Five Questions About Escrow - Answered HERE

What to know about escrow:
Are you fretting about your escrow account, what it means, or what it does?
We have brought in the experts to get the scoop on everything you need to know!
Let us set your mind at ease and give you the knowledge to take charge of where your money goes and why
1. What is escrow and why do I need it?
Escrow is a process to pay your home insurance and or property taxes more efficiently!
You make monthly installments into an account held by a third party, which is applied to your insurance and property taxes annually.
This guarantees that annual premiums and property taxes are paid.
The money paid into an escrow account is usually managed by a variety of service providers.
These service providers often include an escrow company, escrow agent, or mortgage servicer.
Generally, your situation will determine what type of service provider will manage your escrow account.
The best part is it makes budgeting easier for you!
And that escrow account acts like a savings account, in that you make a monthly payment towards your insurance and property tax over twelve months, rather than making one large payment!

2. Is escrow required?
This is completely dependent on which home loan type you have.
At the time this was written…
For conventional loans, escrow is required by the lender if less than 20% of the principal is paid.
After 20%, escrow is optional.
On the other hand, VA loans require 10% of the principal and a strong credit profile to have the option of opting out of escrow payments.
FHA loans require ALL borrowers to have and pay into an escrow account.
If a customer chooses to pay annual premiums and taxes on their own, they are responsible for setting up payment with each vendor (insurance provider and local government) and must provide proof of payment to their lender once the providers are paid.

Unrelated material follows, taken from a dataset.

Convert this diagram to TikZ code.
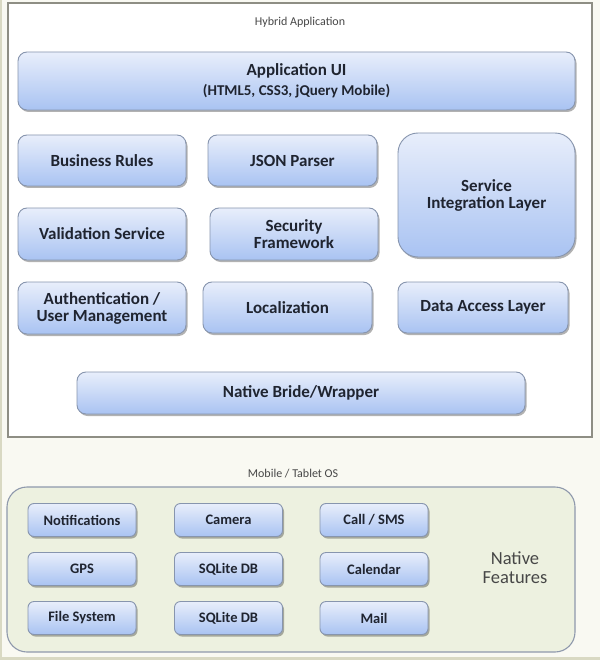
\documentclass[tikz,border=0pt]{standalone}
\usepackage{fontspec}
\setmainfont{Carlito}
\usetikzlibrary{shadows}

\definecolor{bgcream}{HTML}{F9F9F2}
\definecolor{bgedge}{HTML}{D9D9C3}
\definecolor{frameedge}{HTML}{8E8E84}
\definecolor{bluetop}{HTML}{E8EEFB}
\definecolor{bluebottom}{HTML}{A9C3F2}
\definecolor{boxedge}{HTML}{8795AE}
\definecolor{textdark}{HTML}{1F2430}
\definecolor{osfill}{HTML}{EDF1E0}
\definecolor{osedge}{HTML}{8F99AC}
\definecolor{labelgrey}{HTML}{474747}

\begin{document}
\begin{tikzpicture}[x=1pt, y=-1pt,
  every node/.style = {align=center, inner sep=2pt, text=textdark},
  layer/.style = {shape=rectangle, rounded corners=9pt, draw=boxedge, line width=0.9pt,
    top color=bluetop, bottom color=bluebottom,
    font=\bfseries\fontsize{17}{17}\selectfont,
    drop shadow={shadow xshift=1.5pt, shadow yshift=-2pt, opacity=0.3, fill=black}},
  feature/.style = {layer, rounded corners=6pt, font=\bfseries\fontsize{14.5}{16}\selectfont,
    minimum width=108pt, minimum height=33pt},
  sized/.style 2 args = {minimum width=#1pt, minimum height=#2pt},
  caption/.style = {font=\fontsize{12}{14}\selectfont, text=labelgrey}]
  \useasboundingbox (0,0) rectangle (600,660);
  \fill[bgcream] (0,0) rectangle (600,660);
  \draw[bgedge, line width=2.5pt] (1.2,0) -- (1.2,658.5) -- (600,658.5);

  % hybrid application
  \node (hybrid) [shape=rectangle, draw=frameedge, line width=1.1pt, fill=white, sized={584}{434},
    drop shadow={shadow xshift=1pt, shadow yshift=-1pt, opacity=0.2, fill=black}] at (300,220) {};
  \node (hybridlbl) [caption] at (300,22) {Hybrid Application};
  \node (appui) [layer, sized={557}{58}] at (296.5,81)
    {Application UI\\[3pt] {\fontsize{15}{17}\selectfont (HTML5, CSS3, jQuery Mobile)}};
  \node (rules)  [layer, sized={168}{51}] at (102,160.5) {Business Rules};
  \node (json)   [layer, sized={169}{51}] at (292.5,160.5) {JSON Parser};
  \node (sil)    [layer, rounded corners=20pt, sized={177}{124}] at (486.5,195) {Service\\Integration Layer};
  \node (valid)  [layer, sized={168}{52}] at (102,234) {Validation Service};
  \node (secfw)  [layer, sized={168}{52}] at (294,234) {Security\\Framework};
  \node (auth)   [layer, sized={168}{52}] at (102,308) {Authentication /\\User Management};
  \node (local)  [layer, sized={169}{51}] at (287.5,307.5) {Localization};
  \node (dal)    [layer, sized={170}{51}] at (483,307.5) {Data Access Layer};
  \node (bridge) [layer, sized={448}{42}] at (301,393) {Native Bride/Wrapper};

  % mobile / tablet os
  \node (oslbl) [caption] at (293,474) {Mobile / Tablet OS};
  \node (os) [shape=rectangle, rounded corners=20pt, draw=osedge, line width=1.1pt, fill=osfill,
    sized={568}{165}] at (291,569.5) {};
  \node (notif)  [feature] at (82,520) {Notifications};
  \node (camera) [feature] at (228.5,520) {Camera};
  \node (call)   [feature] at (374,520) {Call / SMS};
  \node (gps)    [feature] at (82,569) {GPS};
  \node (sqlone) [feature] at (228.5,569) {SQLite DB};
  \node (cal)    [feature] at (374,569) {Calendar};
  \node (files)  [feature] at (82,618) {File System};
  \node (sqltwo) [feature] at (228.5,618) {SQLite DB};
  \node (mail)   [feature] at (374,618) {Mail};
  \node (native) [font=\fontsize{18.5}{19}\selectfont, text=labelgrey] at (515,568) {Native\\Features};
\end{tikzpicture}
\end{document}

3. How do we determine escrow?
Escrow is determined by the total annual insurance premium and/or property tax bill divided by 12 (for monthly payments).
For example, if your total home insurance premium is $600 annually, and your property tax bill is $1200 for the year, you divide each amount by twelve. Then you add these figures.. See graphic.
Based on this math, your insurance escrow will be $50/month and property tax escrow will be $100, for a total escrow of $150.
The goal is so that you will be covered when insurance and taxes are due.
No surprise fees at the end of the year to throw you off.

4. What is the minimum balance and why is it necessary?
The minimum balance held in escrow is ⅙ of your total insurance premium and/or property tax bill.
Using our previous figures, your minimum escrow balance for insurance and property tax would be $300.
While having a minimum balance on your escrow account may seem unnecessary, that balance may be the difference between you having to make an additional payment out of personal savings, should there be an unanticipated fee.
The goal is to serve as a safeguard for the account owner.